_EXERCISE DETAILS_
Return the material exactly as supplied, apart from the pictures, which are omitted.

_COLLECTED DATA_
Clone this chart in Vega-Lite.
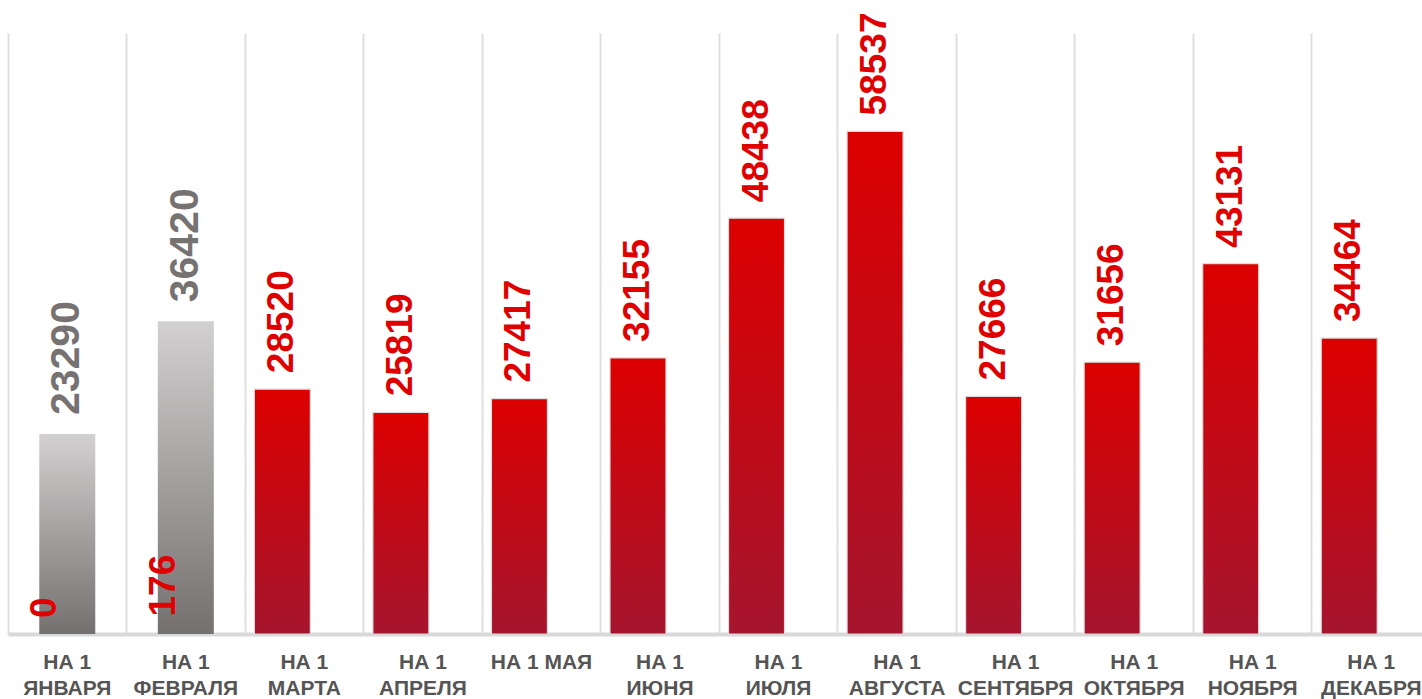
{
  "$schema": "https://vega.github.io/schema/vega-lite/v6.json",
  "autosize": "none",
  "width": 1414,
  "height": 601,
  "padding": {"left": 8, "top": 33, "right": 0, "bottom": 65},
  "background": "white",
  "config": {"view": {"stroke": null}, "font": "Liberation Sans"},
  "data": {"values": [
    {"m": "НА 1|ЯНВАРЯ", "gray": 23290, "red": 0},
    {"m": "НА 1|ФЕВРАЛЯ", "gray": 36420, "red": 176},
    {"m": "НА 1|МАРТА", "gray": null, "red": 28520},
    {"m": "НА 1|АПРЕЛЯ", "gray": null, "red": 25819},
    {"m": "НА 1 МАЯ", "gray": null, "red": 27417},
    {"m": "НА 1|ИЮНЯ", "gray": null, "red": 32155},
    {"m": "НА 1|ИЮЛЯ", "gray": null, "red": 48438},
    {"m": "НА 1|АВГУСТА", "gray": null, "red": 58537},
    {"m": "НА 1|СЕНТЯБРЯ", "gray": null, "red": 27666},
    {"m": "НА 1|ОКТЯБРЯ", "gray": null, "red": 31656},
    {"m": "НА 1|НОЯБРЯ", "gray": null, "red": 43131},
    {"m": "НА 1|ДЕКАБРЯ", "gray": null, "red": 34464}
  ]},
  "encoding": {
    "x": {
      "field": "m", "type": "nominal", "sort": null,
      "scale": {
        "domain": ["НА 1|ЯНВАРЯ", "НА 1|ФЕВРАЛЯ", "НА 1|МАРТА", "НА 1|АПРЕЛЯ", "НА 1 МАЯ", "НА 1|ИЮНЯ", "НА 1|ИЮЛЯ", "НА 1|АВГУСТА", "НА 1|СЕНТЯБРЯ", "НА 1|ОКТЯБРЯ", "НА 1|НОЯБРЯ", "НА 1|ДЕКАБРЯ"],
        "range": [0, 1422.5], "paddingInner": 0, "paddingOuter": 0},
      "axis": {
        "title": null, "labelAngle": 0, "ticks": false,
        "labelExpr": "split(datum.value, '|')",
        "labelFontSize": 21, "labelFontWeight": "bold", "labelColor": "#555555",
        "labelLineHeight": 26, "labelPadding": 17, "labelBaseline": "top",
        "domainColor": "#d9d9d9", "domainWidth": 4,
        "grid": true, "bandPosition": 0, "gridColor": "#e0e0e0", "gridWidth": 2,
        "labelOverlap": false, "labelBound": false
      }
    }
  },
  "layer": [
    {
      "transform": [{"filter": "datum.red > 1000"}],
      "mark": {"type": "bar", "width": 56, "xOffset": -22, "stroke": "#dcdcdc", "strokeWidth": 1.2,
        "color": {"gradient": "linear", "x1": 0, "y1": 0, "x2": 0, "y2": 1,
          "stops": [{"offset": 0, "color": "#dc0000"}, {"offset": 1, "color": "#a5152e"}]}},
      "encoding": {
        "y": {"field": "red", "type": "quantitative", "scale": {"domain": [0, 70000]}, "axis": null}
      }
    },
    {
      "mark": {"type": "bar", "width": 56,
        "color": {"gradient": "linear", "x1": 0, "y1": 0, "x2": 0, "y2": 1,
          "stops": [{"offset": 0, "color": "#d2d0d0"}, {"offset": 1, "color": "#747070"}]}},
      "encoding": {
        "y": {"field": "gray", "type": "quantitative"}
      }
    },
    {
      "mark": {"type": "text", "angle": 270, "align": "left", "baseline": "middle", "dx": 16, "xOffset": -22,
        "fontSize": 37, "fontWeight": "bold", "color": "#e00000"},
      "encoding": {
        "y": {"field": "red", "type": "quantitative"},
        "text": {"field": "red", "type": "nominal"}
      }
    },
    {
      "mark": {"type": "text", "angle": 270, "align": "left", "baseline": "middle", "dx": 19,
        "fontSize": 41, "fontWeight": "bold", "color": "#767272"},
      "encoding": {
        "y": {"field": "gray", "type": "quantitative"},
        "text": {"field": "gray", "type": "nominal"}
      }
    }
  ]
}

_ANSWER TO THIS EXERCISE_
Clone this chart in Vega-Lite.
{
  "$schema": "https://vega.github.io/schema/vega-lite/v6.json",
  "autosize": "none",
  "width": 1414,
  "height": 601,
  "padding": {"left": 8, "top": 33, "right": 0, "bottom": 65},
  "background": "white",
  "config": {"view": {"stroke": null}, "font": "Liberation Sans"},
  "data": {"values": [
    {"m": "НА 1|ЯНВАРЯ", "gray": 23290, "red": 0},
    {"m": "НА 1|ФЕВРАЛЯ", "gray": 36420, "red": 176},
    {"m": "НА 1|МАРТА", "gray": null, "red": 28520},
    {"m": "НА 1|АПРЕЛЯ", "gray": null, "red": 25819},
    {"m": "НА 1 МАЯ", "gray": null, "red": 27417},
    {"m": "НА 1|ИЮНЯ", "gray": null, "red": 32155},
    {"m": "НА 1|ИЮЛЯ", "gray": null, "red": 48438},
    {"m": "НА 1|АВГУСТА", "gray": null, "red": 58537},
    {"m": "НА 1|СЕНТЯБРЯ", "gray": null, "red": 27666},
    {"m": "НА 1|ОКТЯБРЯ", "gray": null, "red": 31656},
    {"m": "НА 1|НОЯБРЯ", "gray": null, "red": 43131},
    {"m": "НА 1|ДЕКАБРЯ", "gray": null, "red": 34464}
  ]},
  "encoding": {
    "x": {
      "field": "m", "type": "nominal", "sort": null,
      "scale": {
        "domain": ["НА 1|ЯНВАРЯ", "НА 1|ФЕВРАЛЯ", "НА 1|МАРТА", "НА 1|АПРЕЛЯ", "НА 1 МАЯ", "НА 1|ИЮНЯ", "НА 1|ИЮЛЯ", "НА 1|АВГУСТА", "НА 1|СЕНТЯБРЯ", "НА 1|ОКТЯБРЯ", "НА 1|НОЯБРЯ", "НА 1|ДЕКАБРЯ"],
        "range": [0, 1422.5], "paddingInner": 0, "paddingOuter": 0},
      "axis": {
        "title": null, "labelAngle": 0, "ticks": false,
        "labelExpr": "split(datum.value, '|')",
        "labelFontSize": 21, "labelFontWeight": "bold", "labelColor": "#555555",
        "labelLineHeight": 26, "labelPadding": 17, "labelBaseline": "top",
        "domainColor": "#d9d9d9", "domainWidth": 4,
        "grid": true, "bandPosition": 0, "gridColor": "#e0e0e0", "gridWidth": 2,
        "labelOverlap": false, "labelBound": false
      }
    }
  },
  "layer": [
    {
      "transform": [{"filter": "datum.red > 1000"}],
      "mark": {"type": "bar", "width": 56, "xOffset": -22, "stroke": "#dcdcdc", "strokeWidth": 1.2,
        "color": {"gradient": "linear", "x1": 0, "y1": 0, "x2": 0, "y2": 1,
          "stops": [{"offset": 0, "color": "#dc0000"}, {"offset": 1, "color": "#a5152e"}]}},
      "encoding": {
        "y": {"field": "red", "type": "quantitative", "scale": {"domain": [0, 70000]}, "axis": null}
      }
    },
    {
      "mark": {"type": "bar", "width": 56,
        "color": {"gradient": "linear", "x1": 0, "y1": 0, "x2": 0, "y2": 1,
          "stops": [{"offset": 0, "color": "#d2d0d0"}, {"offset": 1, "color": "#747070"}]}},
      "encoding": {
        "y": {"field": "gray", "type": "quantitative"}
      }
    },
    {
      "mark": {"type": "text", "angle": 270, "align": "left", "baseline": "middle", "dx": 16, "xOffset": -22,
        "fontSize": 37, "fontWeight": "bold", "color": "#e00000"},
      "encoding": {
        "y": {"field": "red", "type": "quantitative"},
        "text": {"field": "red", "type": "nominal"}
      }
    },
    {
      "mark": {"type": "text", "angle": 270, "align": "left", "baseline": "middle", "dx": 19,
        "fontSize": 41, "fontWeight": "bold", "color": "#767272"},
      "encoding": {
        "y": {"field": "gray", "type": "quantitative"},
        "text": {"field": "gray", "type": "nominal"}
      }
    }
  ]
}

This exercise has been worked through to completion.